C.-O. Verseau professeur agrégé de philosophie

Pascal / "les qualités" ne sont pas la "substance", le "moi" n'est pas le "je" / thèse et étapes du texte


« Moi », « je » : y a-t-il des mots plus simples qu’on puisse vouloir définir ? 
Mais ce qui est simple est aussi élémentaire, fondamental, pro-fond, donc difficile d’accès : tout le reste ne repose-t-il pas dessus ? D’où le contraste entre l’apparente naïveté de la question posée par Pascal dans sa Pensée commençant par «Qu’est-ce que le moi ?» et la complexité de la réponse apportée. 
   Car la question reçoit une réponse, semble-t-il, seulement négative : le "moi" (l. 1,3,7,10), la «substance» (11), ce n’est pas les « qualités » du moi (8,10,12,13,15), comme si pour Pascal le plus important était avant tout de dénoncer l’illusion, commune à tous les moi, qui consiste à confondre d’une part « le moi » et, d’autre part, le « à moi », autrement dit confondre ce qu’est le moi avec ce qu’a le moi - et qu’il pourrait donc « perdre » (8). 
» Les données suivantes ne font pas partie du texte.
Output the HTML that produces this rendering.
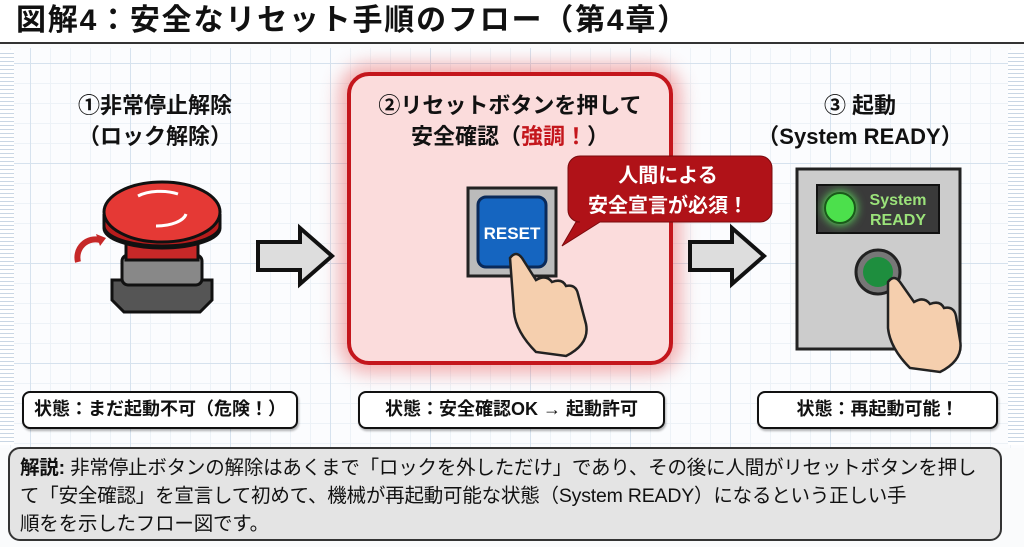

   Les étapes de cette Pensée, dont le thème principal est le sujet, se déduisent de la reformulation de la question qui a lieu dès la deuxième phrase du texte, « qu’est-ce que le moi ? » devenant : quel regard pourrait sinon s'en saisir, du moins s'approcher du moi? En effet, trois points de vue sur le moi se succèdent tout au long du texte : d’abord le survol indifférent par un observateur lui-même anonyme (de 2 à 4), puis le regard amoureux de « la beauté » physique du moi (de 4 à 6), enfin les égards pour la beauté intérieure du moi, ses «qualités» spirituelles, discernement ou « mémoire » (de 7 à 8). Là encore une surprise attend le lecteur car croyant se rapprocher du moi il se pourrait que, parcourant les différents degrés d’attention au moi, il s’en éloigne. 
   Toutefois, si labyrinthiques soient les voies empruntées par le questionnement, ce n'est jamais l'existence du moi qui est remise en question, seulement la légitimité de l'aimer à l'exclusion des autres moi - à supposer qu'un regard humain puisse l'atteindre dans sa nudité, dégagé de toutes ses qualités et qualifications (de 8 à 13). 
    Entre-temps, un autre thème est venu s’articuler au premier : autrui. Car telle est la complexité du dispositif d’introspection mis en place par Pascal : je peux me mettre à la place d’un autre, un autre que moi, un autre moi, à seule fin de me demander ce qu’autrui voit de moi et de m’interroger moi-même ce qu’est le moi, un moi. Ce qui revient à montrer qu'en tant que sujet observant, pensant, tout ego peut prendre la place d'un autre ego, d'un alter ego.
   Cette idée de circularité entre les moi, entre ego et alter ego, est d’ailleurs confirmée par ce qui dans la dernière phrase ressemble à une sorte de morale (de 14 à 15). Chaque moi est invité à voir au-dedans de lui-même ce qu’il semble si bien voir chez autrui, à savoir cette prétention à se faire aimer, respecter, apprécier non pas pour ce qu’il est substantiellement, mais seulement pour les qualités qu’il a. 
   Ainsi, trois thèmes sont désormais mis en rapport : le sujet, autrui et la conscience puisque pour pouvoir comprendre ce qu’est le moi, encore aura-t-il fallu reconnaître les illusions propres au moi, à tous les moi, en prendre conscience et s’en défaire, à commencer par l'illusion de l'unicité de chaque moi substantiel.